_DATA IN THIS EXERCISE_:
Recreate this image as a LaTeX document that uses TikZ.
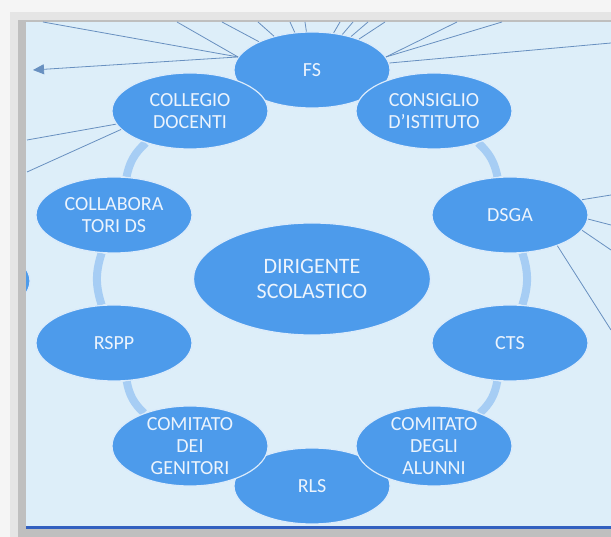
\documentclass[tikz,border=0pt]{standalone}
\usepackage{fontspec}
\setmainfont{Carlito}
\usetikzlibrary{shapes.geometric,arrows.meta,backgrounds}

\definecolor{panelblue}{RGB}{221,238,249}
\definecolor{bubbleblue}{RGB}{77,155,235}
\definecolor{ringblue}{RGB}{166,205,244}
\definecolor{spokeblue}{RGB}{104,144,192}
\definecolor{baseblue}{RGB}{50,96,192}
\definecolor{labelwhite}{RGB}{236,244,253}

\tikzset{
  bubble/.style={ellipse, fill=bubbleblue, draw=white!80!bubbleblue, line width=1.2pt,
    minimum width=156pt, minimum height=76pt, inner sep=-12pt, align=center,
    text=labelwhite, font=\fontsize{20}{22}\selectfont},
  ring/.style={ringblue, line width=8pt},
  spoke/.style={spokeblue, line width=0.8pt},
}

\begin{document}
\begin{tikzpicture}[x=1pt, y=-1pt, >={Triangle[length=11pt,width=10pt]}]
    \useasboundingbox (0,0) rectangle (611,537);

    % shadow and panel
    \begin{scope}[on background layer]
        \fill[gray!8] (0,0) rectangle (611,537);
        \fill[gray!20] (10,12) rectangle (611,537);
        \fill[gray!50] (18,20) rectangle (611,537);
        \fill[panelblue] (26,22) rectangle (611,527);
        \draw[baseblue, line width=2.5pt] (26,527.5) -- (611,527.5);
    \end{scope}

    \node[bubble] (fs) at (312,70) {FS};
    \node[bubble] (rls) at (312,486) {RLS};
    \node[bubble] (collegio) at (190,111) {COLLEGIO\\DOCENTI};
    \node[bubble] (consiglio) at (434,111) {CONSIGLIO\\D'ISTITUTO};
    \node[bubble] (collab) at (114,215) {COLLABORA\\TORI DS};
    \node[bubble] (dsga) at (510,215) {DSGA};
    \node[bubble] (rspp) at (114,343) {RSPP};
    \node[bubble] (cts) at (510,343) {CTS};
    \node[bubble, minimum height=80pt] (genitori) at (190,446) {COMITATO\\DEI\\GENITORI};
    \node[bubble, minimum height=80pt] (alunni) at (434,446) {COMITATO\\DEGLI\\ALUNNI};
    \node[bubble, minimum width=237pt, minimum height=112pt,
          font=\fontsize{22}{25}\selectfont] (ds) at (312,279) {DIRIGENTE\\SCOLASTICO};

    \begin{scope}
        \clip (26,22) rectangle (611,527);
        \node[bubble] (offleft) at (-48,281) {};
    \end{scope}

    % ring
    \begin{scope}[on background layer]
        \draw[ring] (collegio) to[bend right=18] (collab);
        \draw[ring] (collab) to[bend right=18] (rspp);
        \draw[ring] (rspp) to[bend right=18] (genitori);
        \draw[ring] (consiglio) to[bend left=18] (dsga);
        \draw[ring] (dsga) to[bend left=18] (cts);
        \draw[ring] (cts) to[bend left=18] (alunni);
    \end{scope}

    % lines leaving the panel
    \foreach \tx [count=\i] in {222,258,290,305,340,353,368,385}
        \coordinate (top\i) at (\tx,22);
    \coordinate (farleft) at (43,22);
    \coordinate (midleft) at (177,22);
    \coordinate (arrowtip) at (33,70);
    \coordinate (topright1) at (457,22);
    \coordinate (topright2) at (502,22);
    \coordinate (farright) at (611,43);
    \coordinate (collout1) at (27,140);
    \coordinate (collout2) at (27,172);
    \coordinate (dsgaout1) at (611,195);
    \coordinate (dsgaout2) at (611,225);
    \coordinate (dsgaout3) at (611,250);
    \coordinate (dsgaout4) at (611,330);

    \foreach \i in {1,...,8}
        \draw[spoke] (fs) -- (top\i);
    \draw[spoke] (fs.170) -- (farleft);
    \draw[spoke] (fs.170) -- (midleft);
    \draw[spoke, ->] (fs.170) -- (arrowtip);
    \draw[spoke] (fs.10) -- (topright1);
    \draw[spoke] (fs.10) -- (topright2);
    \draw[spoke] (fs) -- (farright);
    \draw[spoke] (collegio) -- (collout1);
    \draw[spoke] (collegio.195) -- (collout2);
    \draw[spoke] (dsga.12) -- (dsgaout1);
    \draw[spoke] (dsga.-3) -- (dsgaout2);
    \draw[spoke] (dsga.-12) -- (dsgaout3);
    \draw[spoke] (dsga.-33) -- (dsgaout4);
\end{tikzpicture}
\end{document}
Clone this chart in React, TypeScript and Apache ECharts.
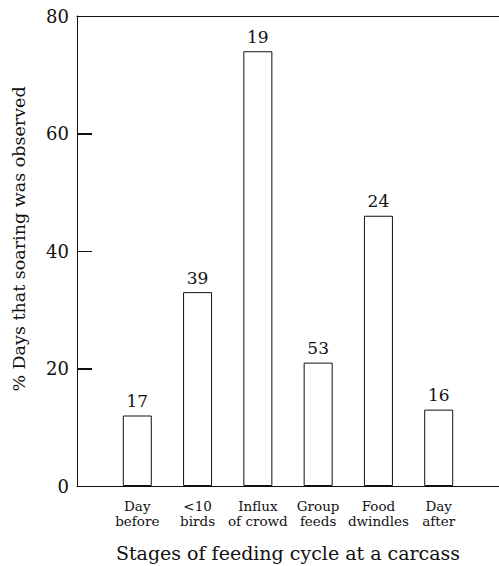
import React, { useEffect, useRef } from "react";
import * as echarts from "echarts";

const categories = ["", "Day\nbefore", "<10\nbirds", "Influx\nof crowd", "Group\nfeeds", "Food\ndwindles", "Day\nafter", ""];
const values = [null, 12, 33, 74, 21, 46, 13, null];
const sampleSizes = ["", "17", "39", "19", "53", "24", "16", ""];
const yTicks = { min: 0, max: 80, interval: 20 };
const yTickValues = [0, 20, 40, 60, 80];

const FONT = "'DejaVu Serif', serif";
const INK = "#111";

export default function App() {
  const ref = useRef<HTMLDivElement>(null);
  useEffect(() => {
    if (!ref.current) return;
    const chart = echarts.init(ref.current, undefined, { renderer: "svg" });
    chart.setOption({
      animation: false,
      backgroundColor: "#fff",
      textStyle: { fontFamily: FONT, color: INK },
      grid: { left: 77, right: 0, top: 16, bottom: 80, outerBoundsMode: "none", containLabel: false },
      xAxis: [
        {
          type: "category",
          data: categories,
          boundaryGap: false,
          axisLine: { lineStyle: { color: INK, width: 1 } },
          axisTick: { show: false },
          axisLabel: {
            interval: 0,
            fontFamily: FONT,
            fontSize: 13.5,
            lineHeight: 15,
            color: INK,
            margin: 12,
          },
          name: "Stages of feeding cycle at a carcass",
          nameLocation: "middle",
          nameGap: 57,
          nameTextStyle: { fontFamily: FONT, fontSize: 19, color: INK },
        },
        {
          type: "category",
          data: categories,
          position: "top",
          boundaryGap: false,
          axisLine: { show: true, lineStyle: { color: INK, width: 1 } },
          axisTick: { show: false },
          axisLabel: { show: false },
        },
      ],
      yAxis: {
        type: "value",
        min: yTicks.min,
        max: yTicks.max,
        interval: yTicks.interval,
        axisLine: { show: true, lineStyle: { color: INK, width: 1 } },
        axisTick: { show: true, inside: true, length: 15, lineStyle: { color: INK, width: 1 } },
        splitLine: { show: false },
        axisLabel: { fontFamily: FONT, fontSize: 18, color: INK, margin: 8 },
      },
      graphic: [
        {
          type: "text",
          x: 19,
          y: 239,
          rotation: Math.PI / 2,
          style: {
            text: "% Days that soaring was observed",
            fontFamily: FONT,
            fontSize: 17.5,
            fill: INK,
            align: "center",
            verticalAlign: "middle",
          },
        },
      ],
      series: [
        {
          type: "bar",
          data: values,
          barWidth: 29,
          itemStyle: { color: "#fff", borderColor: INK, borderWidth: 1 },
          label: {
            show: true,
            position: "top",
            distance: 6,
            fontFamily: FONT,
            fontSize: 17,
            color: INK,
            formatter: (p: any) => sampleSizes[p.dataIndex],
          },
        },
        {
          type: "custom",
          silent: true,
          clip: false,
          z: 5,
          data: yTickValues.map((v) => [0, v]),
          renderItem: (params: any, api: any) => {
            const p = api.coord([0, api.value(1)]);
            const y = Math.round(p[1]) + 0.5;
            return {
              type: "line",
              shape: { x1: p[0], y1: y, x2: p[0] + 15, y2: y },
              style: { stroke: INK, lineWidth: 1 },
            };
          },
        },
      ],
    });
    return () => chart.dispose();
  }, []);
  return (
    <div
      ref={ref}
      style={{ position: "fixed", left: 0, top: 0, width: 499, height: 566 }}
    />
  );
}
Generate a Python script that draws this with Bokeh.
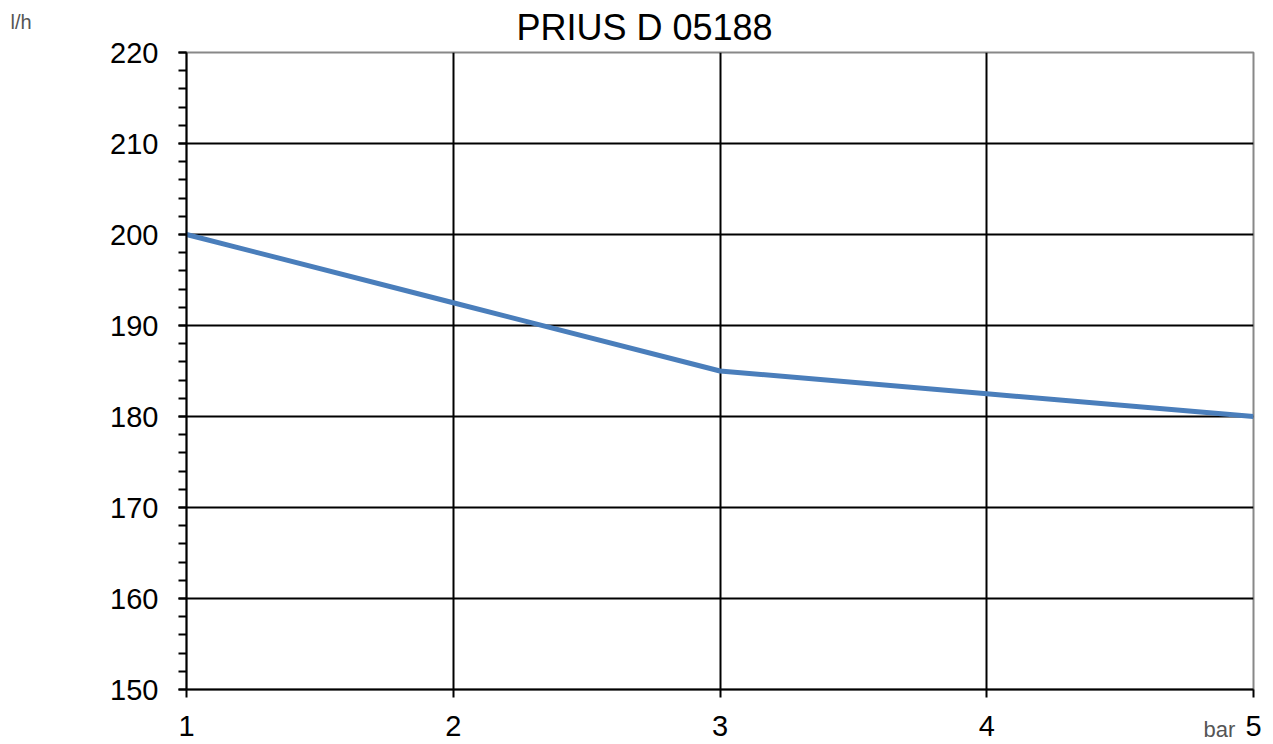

_TASK PROMPT_: Reproduce the whole listing exactly, but not the images in it.

_SOLVED EXERCISE_:
Recreate this image as a LaTeX document that uses TikZ.
\documentclass[tikz,border=0pt]{standalone}
\usepackage{fontspec}
\setmainfont{Carlito}
\usetikzlibrary{shapes.geometric,arrows.meta,backgrounds}

\definecolor{panelblue}{RGB}{221,238,249}
\definecolor{bubbleblue}{RGB}{77,155,235}
\definecolor{ringblue}{RGB}{166,205,244}
\definecolor{spokeblue}{RGB}{104,144,192}
\definecolor{baseblue}{RGB}{50,96,192}
\definecolor{labelwhite}{RGB}{236,244,253}

\tikzset{
  bubble/.style={ellipse, fill=bubbleblue, draw=white!80!bubbleblue, line width=1.2pt,
    minimum width=156pt, minimum height=76pt, inner sep=-12pt, align=center,
    text=labelwhite, font=\fontsize{20}{22}\selectfont},
  ring/.style={ringblue, line width=8pt},
  spoke/.style={spokeblue, line width=0.8pt},
}

\begin{document}
\begin{tikzpicture}[x=1pt, y=-1pt, >={Triangle[length=11pt,width=10pt]}]
    \useasboundingbox (0,0) rectangle (611,537);

    % shadow and panel
    \begin{scope}[on background layer]
        \fill[gray!8] (0,0) rectangle (611,537);
        \fill[gray!20] (10,12) rectangle (611,537);
        \fill[gray!50] (18,20) rectangle (611,537);
        \fill[panelblue] (26,22) rectangle (611,527);
        \draw[baseblue, line width=2.5pt] (26,527.5) -- (611,527.5);
    \end{scope}

    \node[bubble] (fs) at (312,70) {FS};
    \node[bubble] (rls) at (312,486) {RLS};
    \node[bubble] (collegio) at (190,111) {COLLEGIO\\DOCENTI};
    \node[bubble] (consiglio) at (434,111) {CONSIGLIO\\D'ISTITUTO};
    \node[bubble] (collab) at (114,215) {COLLABORA\\TORI DS};
    \node[bubble] (dsga) at (510,215) {DSGA};
    \node[bubble] (rspp) at (114,343) {RSPP};
    \node[bubble] (cts) at (510,343) {CTS};
    \node[bubble, minimum height=80pt] (genitori) at (190,446) {COMITATO\\DEI\\GENITORI};
    \node[bubble, minimum height=80pt] (alunni) at (434,446) {COMITATO\\DEGLI\\ALUNNI};
    \node[bubble, minimum width=237pt, minimum height=112pt,
          font=\fontsize{22}{25}\selectfont] (ds) at (312,279) {DIRIGENTE\\SCOLASTICO};

    \begin{scope}
        \clip (26,22) rectangle (611,527);
        \node[bubble] (offleft) at (-48,281) {};
    \end{scope}

    % ring
    \begin{scope}[on background layer]
        \draw[ring] (collegio) to[bend right=18] (collab);
        \draw[ring] (collab) to[bend right=18] (rspp);
        \draw[ring] (rspp) to[bend right=18] (genitori);
        \draw[ring] (consiglio) to[bend left=18] (dsga);
        \draw[ring] (dsga) to[bend left=18] (cts);
        \draw[ring] (cts) to[bend left=18] (alunni);
    \end{scope}

    % lines leaving the panel
    \foreach \tx [count=\i] in {222,258,290,305,340,353,368,385}
        \coordinate (top\i) at (\tx,22);
    \coordinate (farleft) at (43,22);
    \coordinate (midleft) at (177,22);
    \coordinate (arrowtip) at (33,70);
    \coordinate (topright1) at (457,22);
    \coordinate (topright2) at (502,22);
    \coordinate (farright) at (611,43);
    \coordinate (collout1) at (27,140);
    \coordinate (collout2) at (27,172);
    \coordinate (dsgaout1) at (611,195);
    \coordinate (dsgaout2) at (611,225);
    \coordinate (dsgaout3) at (611,250);
    \coordinate (dsgaout4) at (611,330);

    \foreach \i in {1,...,8}
        \draw[spoke] (fs) -- (top\i);
    \draw[spoke] (fs.170) -- (farleft);
    \draw[spoke] (fs.170) -- (midleft);
    \draw[spoke, ->] (fs.170) -- (arrowtip);
    \draw[spoke] (fs.10) -- (topright1);
    \draw[spoke] (fs.10) -- (topright2);
    \draw[spoke] (fs) -- (farright);
    \draw[spoke] (collegio) -- (collout1);
    \draw[spoke] (collegio.195) -- (collout2);
    \draw[spoke] (dsga.12) -- (dsgaout1);
    \draw[spoke] (dsga.-3) -- (dsgaout2);
    \draw[spoke] (dsga.-12) -- (dsgaout3);
    \draw[spoke] (dsga.-33) -- (dsgaout4);
\end{tikzpicture}
\end{document}
Clone this chart in React, TypeScript and Apache ECharts.
import React, { useEffect, useRef } from "react";
import * as echarts from "echarts";

const categories = ["", "Day\nbefore", "<10\nbirds", "Influx\nof crowd", "Group\nfeeds", "Food\ndwindles", "Day\nafter", ""];
const values = [null, 12, 33, 74, 21, 46, 13, null];
const sampleSizes = ["", "17", "39", "19", "53", "24", "16", ""];
const yTicks = { min: 0, max: 80, interval: 20 };
const yTickValues = [0, 20, 40, 60, 80];

const FONT = "'DejaVu Serif', serif";
const INK = "#111";

export default function App() {
  const ref = useRef<HTMLDivElement>(null);
  useEffect(() => {
    if (!ref.current) return;
    const chart = echarts.init(ref.current, undefined, { renderer: "svg" });
    chart.setOption({
      animation: false,
      backgroundColor: "#fff",
      textStyle: { fontFamily: FONT, color: INK },
      grid: { left: 77, right: 0, top: 16, bottom: 80, outerBoundsMode: "none", containLabel: false },
      xAxis: [
        {
          type: "category",
          data: categories,
          boundaryGap: false,
          axisLine: { lineStyle: { color: INK, width: 1 } },
          axisTick: { show: false },
          axisLabel: {
            interval: 0,
            fontFamily: FONT,
            fontSize: 13.5,
            lineHeight: 15,
            color: INK,
            margin: 12,
          },
          name: "Stages of feeding cycle at a carcass",
          nameLocation: "middle",
          nameGap: 57,
          nameTextStyle: { fontFamily: FONT, fontSize: 19, color: INK },
        },
        {
          type: "category",
          data: categories,
          position: "top",
          boundaryGap: false,
          axisLine: { show: true, lineStyle: { color: INK, width: 1 } },
          axisTick: { show: false },
          axisLabel: { show: false },
        },
      ],
      yAxis: {
        type: "value",
        min: yTicks.min,
        max: yTicks.max,
        interval: yTicks.interval,
        axisLine: { show: true, lineStyle: { color: INK, width: 1 } },
        axisTick: { show: true, inside: true, length: 15, lineStyle: { color: INK, width: 1 } },
        splitLine: { show: false },
        axisLabel: { fontFamily: FONT, fontSize: 18, color: INK, margin: 8 },
      },
      graphic: [
        {
          type: "text",
          x: 19,
          y: 239,
          rotation: Math.PI / 2,
          style: {
            text: "% Days that soaring was observed",
            fontFamily: FONT,
            fontSize: 17.5,
            fill: INK,
            align: "center",
            verticalAlign: "middle",
          },
        },
      ],
      series: [
        {
          type: "bar",
          data: values,
          barWidth: 29,
          itemStyle: { color: "#fff", borderColor: INK, borderWidth: 1 },
          label: {
            show: true,
            position: "top",
            distance: 6,
            fontFamily: FONT,
            fontSize: 17,
            color: INK,
            formatter: (p: any) => sampleSizes[p.dataIndex],
          },
        },
        {
          type: "custom",
          silent: true,
          clip: false,
          z: 5,
          data: yTickValues.map((v) => [0, v]),
          renderItem: (params: any, api: any) => {
            const p = api.coord([0, api.value(1)]);
            const y = Math.round(p[1]) + 0.5;
            return {
              type: "line",
              shape: { x1: p[0], y1: y, x2: p[0] + 15, y2: y },
              style: { stroke: INK, lineWidth: 1 },
            };
          },
        },
      ],
    });
    return () => chart.dispose();
  }, []);
  return (
    <div
      ref={ref}
      style={{ position: "fixed", left: 0, top: 0, width: 499, height: 566 }}
    />
  );
}
Generate a Python script that draws this with Bokeh.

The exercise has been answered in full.